Review by: Jared Walske
Album assigned by: Eric Pember
I’m not familiar with all of Broadcast’s output – I really only know this album and their debut, The Noise Made by People – but I find it very easy to believe that this is their peak as a band. The same kind of icy and dreamy pop sound that was a dominated Noise is still here, but it’s been augmented by a sharper edge that gives their music a little more kick without overwhelming the softer aspects of their sound. A superb example of this can be seen in the opening track “I Found The F”. Musically, it’s not dissimilar to the kinds of songs Broadcast were already known for, but their earlier material would have used a less coarse-sounding synthesizer tone and would not have emphasized the drums and bass line as much. this becomes every more prominent on the following song, “Black Cat”, which is driven by abrasive bed of electronic noise underneath Trish Keenan’s vocal line.
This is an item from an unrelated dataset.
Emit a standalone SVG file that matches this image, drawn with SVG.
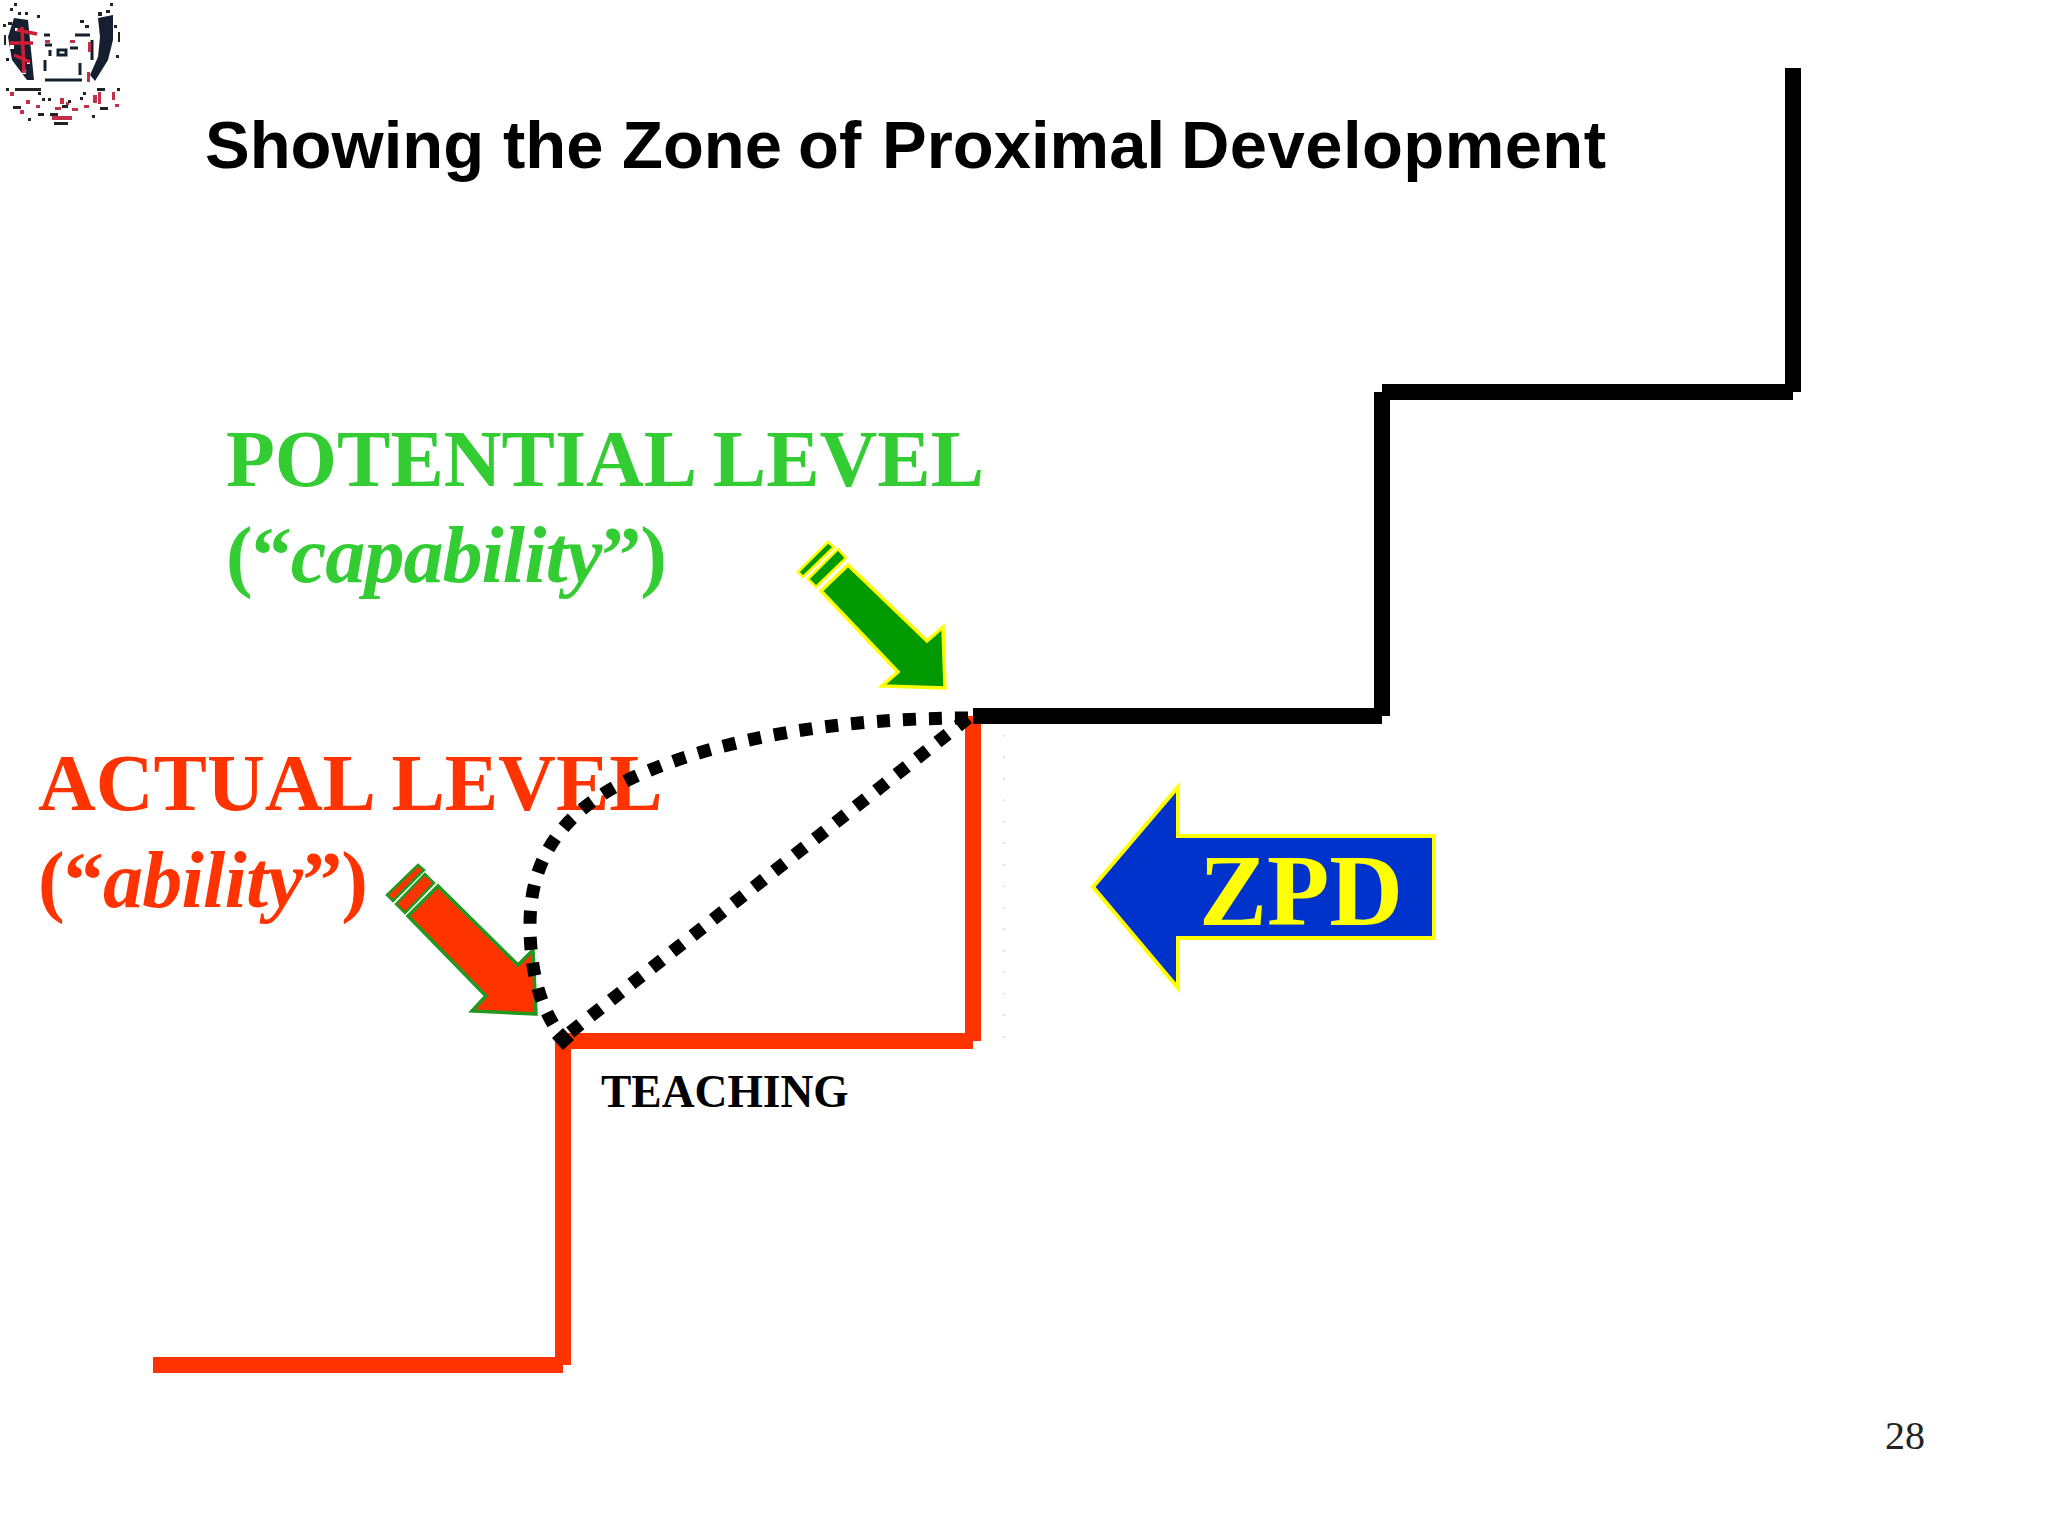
<svg xmlns="http://www.w3.org/2000/svg" width="2048" height="1536" viewBox="0 0 2048 1536">
<style>
.serif{font-family:"Liberation Serif","Times New Roman",serif;font-weight:700}
.green{fill:#33cc33}
.red{fill:#ff3300}
.step{fill:none;stroke-width:16;stroke-linecap:butt}
.dots{fill:none;stroke:#000;stroke-width:13;stroke-dasharray:13 13}
.garrow{fill:#009900;stroke:#ffff00;stroke-width:3.5}
.gband{fill:#009900;stroke:#ffff00;stroke-width:2.5}
.rarrow{fill:#ff3300;stroke:#1f991f;stroke-width:3.5}
.rband{fill:#ff3300;stroke:#1f991f;stroke-width:2.5}
</style>
<rect width="2048" height="1536" fill="#fff"/>
<g id="logo">
<path fill="#14202f" d="M14 18L28 20L31 50L34 80L27 80L12 60L8 37ZM98 18L113 15L113 40L108 60L95 81L90 75L98 57L100 37Z"/>
<path fill="#fff" d="M10 45h4v4h-4zM22 70h4v4h-4zM15 28h3v3h-3zM30 60h-3v4h3z"/>
<path fill="none" stroke="#d01c34" stroke-width="3.5" d="M22 27L24 73M10 43H33M17 30L37 34M14 55L30 62"/>
<path fill="none" stroke="#14202f" stroke-width="3" d="M45 80H82M45 60V71M80 63V75M50 50V56M58 50H66V55H58ZM70 48H78M45 45H52M75 35H90M50 35H44M92 40V60"/>
<path fill="#c23048" d="M88 42h3v10h-3zM87 72h3v10h-3zM93 95h4v8h-4zM98 92h3v12h-3zM52 116h20v4H52zM55 107h6v3h-6zM72 108h6v3h-6zM84 105h5v3h-5zM45 40h5v3h-5zM70 40h5v3h-5zM10 92h4v4h-4zM26 100h4v4h-4zM36 105h4v3h-4zM60 98h4v6h-4zM112 92h3v8h-3zM115 104h4v3h-4zM20 110h4v4h-4zM66 102h3v3h-3z"/>
<path fill="#222" d="M10 8h3v3h-3zM14 3h3v3h-3zM8 22h4v3H8zM3 24h3v3H3zM4 35h2v10H4zM18 12h3v3h-3zM25 12h3v3h-3zM37 15h3v3h-3zM110 3h3v3h-3zM98 12h4v4h-4zM106 10h4v3h-4zM80 20h4v3h-4zM85 25h4v3h-4zM114 25h3v3h-3zM118 32h2v10h-2zM116 55h3v3h-3zM6 58h3v3H6zM15 88h20v3H15zM35 88h6v3h-6zM38 92h3v3h-3zM42 98h3v3h-3zM48 98h3v3h-3zM62 105h6v3h-6zM68 100h3v3h-3zM38 113h6v3h-6zM50 113h8v3h-8zM54 122h14v3H54zM80 97h3v3h-3zM83 92h3v3h-3zM100 107h8v3h-8zM28 118h3v3h-3zM92 115h3v3h-3zM13 106h8v3h-8zM6 88h3v3H6zM117 88h3v3h-3zM97 88h8v3h-8z"/>
</g>
<text id="title" y="168" font-family="Liberation Sans,Arial,sans-serif" font-weight="700" font-size="67" fill="#000"><tspan x="205">Showing</tspan> <tspan x="503">the</tspan> <tspan x="622">Zone</tspan> <tspan x="798">of</tspan> <tspan x="882">Proximal</tspan> <tspan x="1181" textLength="425">Development</tspan></text>
<g id="potential-level">
<text class="serif green" x="226" y="486" font-size="80">POTENTIAL LEVEL</text>
<text class="serif green" x="226" y="582" font-size="80" textLength="441">(“<tspan font-style="italic">capability</tspan>”)</text>
<path class="garrow" d="M945 688L882 686L898 672L821 591L848 565L927 641L943 627Z"/>
<path class="gband" d="M808 579L838 549L846 558L816 587Z"/>
<path class="gband" d="M798 572L828 542L834 547L803 577Z"/>
</g>
<g id="actual-level">
<text class="serif red" x="38" y="810" font-size="80">ACTUAL LEVEL</text>
<text class="serif red" x="38" y="907" font-size="80" textLength="330">(“<tspan font-style="italic">ability</tspan>”)</text>
<path class="rarrow" d="M536 1014L472 1011L486 996L408 916L438 886L518 965L533 950Z"/>
<path class="rband" d="M396 904L425 874L434 883L405 913Z"/>
<path class="rband" d="M387 895L418 865L424 870L393 901Z"/>
</g>
<g id="connectors">
<path d="M1004 735V1040" fill="none" stroke="#cfcfcf" stroke-width="1.5" stroke-dasharray="1.5 20"/>
<path class="step" stroke="#ff3300" d="M153 1365H563M563 1365V1041M563 1041H973M973 1041V716"/>
<path class="step" stroke="#000" d="M973 716H1382M1382 716V392M1382 392H1793M1793 392V68"/>
<path class="dots" d="M968 718L563 1038"/>
<path class="dots" d="M968 718C840 718 720 738 634 777C560 812 530 860 530 925C530 970 540 1010 563 1038"/>
<path d="M563 1028L574 1040L563 1050L552 1038Z" fill="#000"/>
</g>
<g id="zpd">
<path d="M1093 887L1178 787V836H1434V938H1178V988Z" fill="#0033cc" stroke="#ffff00" stroke-width="4"/>
<text class="serif" x="1199" y="925" font-size="102" fill="#ffff00">ZPD</text>
</g>
<text id="teaching" class="serif" x="601" y="1107" font-size="45.5" fill="#000">TEACHING</text>
<text id="page-number" x="1885" y="1449" font-family="Liberation Serif,Times New Roman,serif" font-size="40" fill="#222">28</text>
</svg>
This blending of the pretty and the spiky runs throughout the album and while I could see someone getting tired of the sound by the end of the album, I don’t count myself among them. Listening to this album always makes me a little sad that Broadcast only made one album in this particular mode and makes Trish Keenan’s death in 2011 all the more tragic, as I think her singing and vocal melodies are what really help hold this album together. Give the album a listen and then tell your friends to listen to it too. You won’t be disappointed.
Highlights: “I Found The F”, “Black Cat”, and “Corporeal” stand out as obvious highlights for me, but I suspect that’s more personal preference than anything else.
Lowlights: None. Unless this style of dream pop doesn’t do anything for you, you’ll probably at least enjoy everything here.